Lage, que acompanhou as mudanças na comunicação no Brasil, na segunda metade do século vinte e neste início do 21, é uma das mais autorizadas figuras a falar do papel que a mídia assumiu no golpe de 1964 e o que assume agora, no golpe ainda em curso de 2016/17;
“Ao contrário do cenário atual, a mídia nos anos 60 era muito diversificada e qualificada, difícil de ser controlada”, diz ele, resistindo à simplificação de chamar a todos de “imprensa burguesa” nos discursos sócio-políticos, que não conseguem distinguir, por exemplo, entre um Correio da Manhã, em que a redação, formada por nomes de peso como Carlos Drummond de Andrade, Antonio Callado e Graciliano Ramos – entre outros – influía decisivamente na produção editorial, e um Diário de Notícias, que representava o pensamento nacionalista não-trabalhista ou um Jornal do Brasil, que promoveu um processo de modernização e uma revolução técnica no jornalismo.
“Todos esses veículos foram liquidados no processo histórico gerado pelo golpe em favor da atual unanimidade”, observou. Para Nilson Lage, “a imprensa não foi a alavanca do golpe de 64”, ao contrário do que aconteceu no golpe atual, em que teve “papel preponderante”.
“A imprensa atual sofreu uma deformação, porque é basicamente uma imprensa sem jornalistas, em que a opinião é mais valorizada que os fatos e onde raros profissionais têm autonomia para ir na contramão do grande consenso que se estabeleceu. Jornalismo é basicamente linguagem, reportagem, testemunho, seleção de informação e análise, coisa muito diferente desse jornalismo burocrático, de gabinete, feito não por iniciativa das redações, mas principalmente pautado a partir de vazamentos”.

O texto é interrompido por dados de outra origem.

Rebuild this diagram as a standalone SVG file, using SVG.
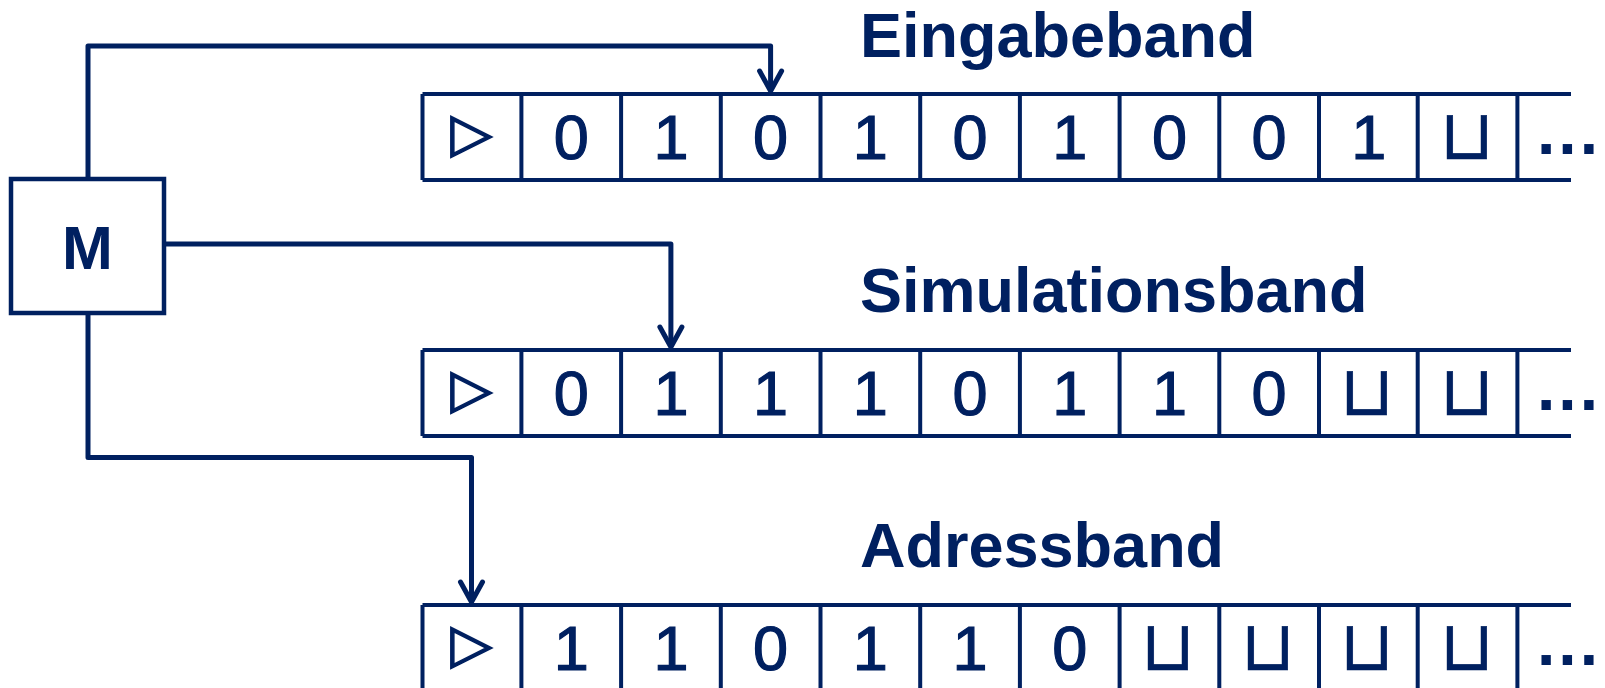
<svg xmlns="http://www.w3.org/2000/svg" width="1605" height="688" viewBox="0 0 1605 688">
<style>
.ln{stroke:#002060;stroke-width:5;fill:none;stroke-linejoin:round}
.box{stroke:#002060;stroke-width:4.5;fill:none}
.cell{stroke:#002060;stroke-width:4;fill:none}
.d{font-family:"Liberation Sans",Arial,sans-serif;font-size:63px;fill:#002060;stroke:#002060;stroke-width:1.2;text-anchor:middle}
.tri{font-family:"DejaVu Sans",sans-serif;font-size:54px;fill:#002060;stroke:#002060;stroke-width:1.5;text-anchor:middle}
.cup{font-family:"DejaVu Sans",sans-serif;font-size:70px;fill:#002060;stroke:#002060;stroke-width:0.4;text-anchor:middle}
.lbl{font-family:"Liberation Sans",Arial,sans-serif;font-weight:bold;font-size:63px;fill:#002060}
.dots{font-family:"Liberation Sans",Arial,sans-serif;font-weight:bold;font-size:66px;letter-spacing:3px;fill:#002060}
</style>
<defs>
<marker id="ar" markerUnits="userSpaceOnUse" markerWidth="28" markerHeight="30" refX="0" refY="0" orient="auto" viewBox="-25 -15 28 30">
<path d="M-20,-11 L0,0 L-20,11" stroke="#002060" stroke-width="5" fill="none" stroke-linecap="round" stroke-linejoin="round"/>
</marker>
<g id="tapeframe">
<line x1="422.5" y1="0" x2="1571" y2="0" class="cell"/>
<line x1="422.5" y1="86" x2="1571" y2="86" class="cell"/>
<path class="cell" d="M422.5,0V86M521.4,0V86M621.1,0V86M720.8,0V86M820.5,0V86M920.2,0V86M1019.9,0V86M1119.6,0V86M1219.3,0V86M1319,0V86M1417.7,0V86M1517.4,0V86"/>
</g>
</defs>
<rect width="1605" height="688" fill="#ffffff"/>

<g id="connectors">
<path class="ln" d="M88,179 V46 H770.6 V91" marker-end="url(#ar)"/>
<path class="ln" d="M164,244 H670.9 V347" marker-end="url(#ar)"/>
<path class="ln" d="M88,313 V457.5 H471.5 V602" marker-end="url(#ar)"/>
</g>

<g id="M">
<rect x="11" y="179" width="153" height="134" class="box"/>
<text x="87.5" y="269" class="lbl" style="font-size:61px" text-anchor="middle">M</text>
</g>

<g id="eingabeband">
<text x="860" y="57" class="lbl">Eingabeband</text>
<use href="#tapeframe" y="94"/>
<text class="tri" x="471.5" y="151">▷</text>
<text class="d" x="571.2" y="159">0</text>
<text class="d" x="670.9" y="159">1</text>
<text class="d" x="770.6" y="159">0</text>
<text class="d" x="870.3" y="159">1</text>
<text class="d" x="970" y="159">0</text>
<text class="d" x="1069.7" y="159">1</text>
<text class="d" x="1169.4" y="159">0</text>
<text class="d" x="1269.1" y="159">0</text>
<text class="d" x="1368.8" y="159">1</text>
<text class="cup" x="1467" y="158.5">⊔</text>
<text class="dots" x="1537" y="154">...</text>
</g>

<g id="simulationsband">
<text x="860" y="312" class="lbl">Simulationsband</text>
<use href="#tapeframe" y="350"/>
<text class="tri" x="471.5" y="407">▷</text>
<text class="d" x="571.2" y="415">0</text>
<text class="d" x="670.9" y="415">1</text>
<text class="d" x="770.6" y="415">1</text>
<text class="d" x="870.3" y="415">1</text>
<text class="d" x="970" y="415">0</text>
<text class="d" x="1069.7" y="415">1</text>
<text class="d" x="1169.4" y="415">1</text>
<text class="d" x="1269.1" y="415">0</text>
<text class="cup" x="1367" y="414.5">⊔</text>
<text class="cup" x="1467" y="414.5">⊔</text>
<text class="dots" x="1537" y="410">...</text>
</g>

<g id="adressband">
<text x="860" y="567" class="lbl">Adressband</text>
<use href="#tapeframe" y="605"/>
<text class="tri" x="471.5" y="662">▷</text>
<text class="d" x="571.2" y="670">1</text>
<text class="d" x="670.9" y="670">1</text>
<text class="d" x="770.6" y="670">0</text>
<text class="d" x="870.3" y="670">1</text>
<text class="d" x="970" y="670">1</text>
<text class="d" x="1069.7" y="670">0</text>
<text class="cup" x="1168" y="669.5">⊔</text>
<text class="cup" x="1268" y="669.5">⊔</text>
<text class="cup" x="1367" y="669.5">⊔</text>
<text class="cup" x="1467" y="669.5">⊔</text>
<text class="dots" x="1537" y="665">...</text>
</g>
</svg>
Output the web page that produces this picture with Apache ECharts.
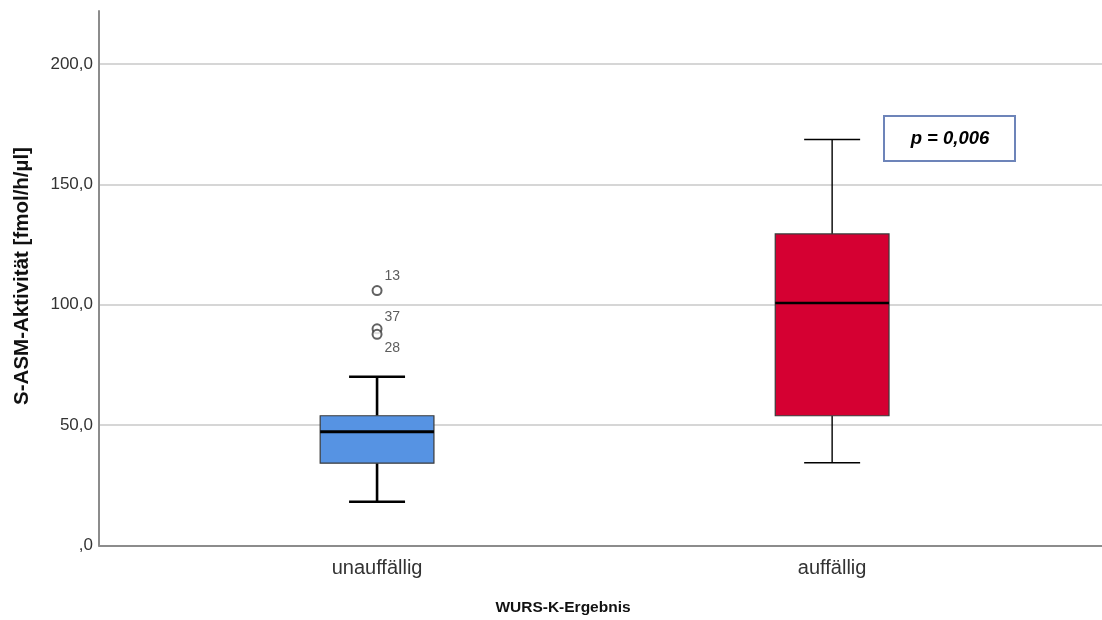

O jornalista, diz Lage, tem cada vez mais dificuldade em serem diferentes disso, “porque vivemos uma era em que estão desaparecendo as condições para exercer a profissão, porque jornalismo é caro (apesar dos jornalistas não ganharem muito) e as empresas, que passam por dificuldades, optaram por investir em opinião, que é muito mais barato”.
Para ele, as mídias digitais ainda não encontraram fontes de financiamento que permitam a contratação de grandes equipes de jornalistas e recursos que garantam condições adequadas de trabalho, pesquisa e investigação. Posso testemunhar que é difícil, muito difícil, ainda mais porque os mecanismos de busca e difusão, hoje – notadamente o Facebook – usam mecanismo obscuros (e, para mim, suspeitos) – ao definir quem terá ou não a chamada para o acesso.
Lage disse ainda que a suposta “independência financeira” dos veículos de comunicação é apenas um discurso hipócrita e de vedação à entrada de concorrentes de orientação diferente: “as verbas dos grandes veículos de comunicação sempre veio de governos e instituições públicas ou estatais” – afirmou. “Qualquer jornal municipal não sobrevive sem a verba de uma prefeitura”, exemplificou. E arrematou: “Até mesmo a Globo foi sustentada com recursos públicos, porque os norte-americanos impediram os militares brasileiros de criar uma grande rede estatal de televisão, mas concordaram com uma rede privada que ajudasse a unificar um discurso hegemônico em todo o país, e que foi financiada com enormes quantias de dinheiro público/estatal, sobretudo nos dez primeiros anos ”.